A company must determine the proper capacity level for the next five years for its new electric
Question:
A company must determine the proper capacity level for the next five years for its new electric car. Capacity levels of 30,000, 40,000, 50,000, 60,000, and 70,000 units are under consideration. The capacity level is set at the beginning of year one and remains constant for the remainder of the five years. Each unit of capacity provides the potential to produce one car per year . It costs $10,000 to build a unit of capacity and the cost is charged equally over the next five years. It also costs $400 per year to maintain a unit of capacity (whether or not it is used).
So, installing 40,000 units of capacity costs 40,000*10,000 = 400,000,000/5 = $80,000,000 per year for the fixed cost and 40,000*400 = $16,000,000 per year for the maintenance cost.

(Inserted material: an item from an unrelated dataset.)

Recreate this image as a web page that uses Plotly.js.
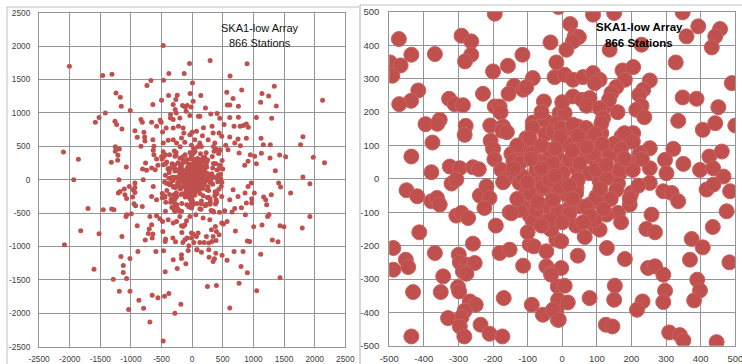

Each car sells for $14,000 and incurs a variable production cost of $10,000. The annual demand for the electric car during each of the next five years is believed to be normally distributed with mean 50,000 and standard deviation 10,000. The company is working with a five-year planning horizon. You can assume that the company never produces more than demand, so there is never any inventory to carry over from year to year.
A) Setup the experiment to investigate a capacity level of 60,000 units for five years. Run 1000 replications What is the total average profit earned over that period?
B) Use a Data Table to compare the five possible capacity levels between 30,000 and 70,000. What capacity would you reommend? Why?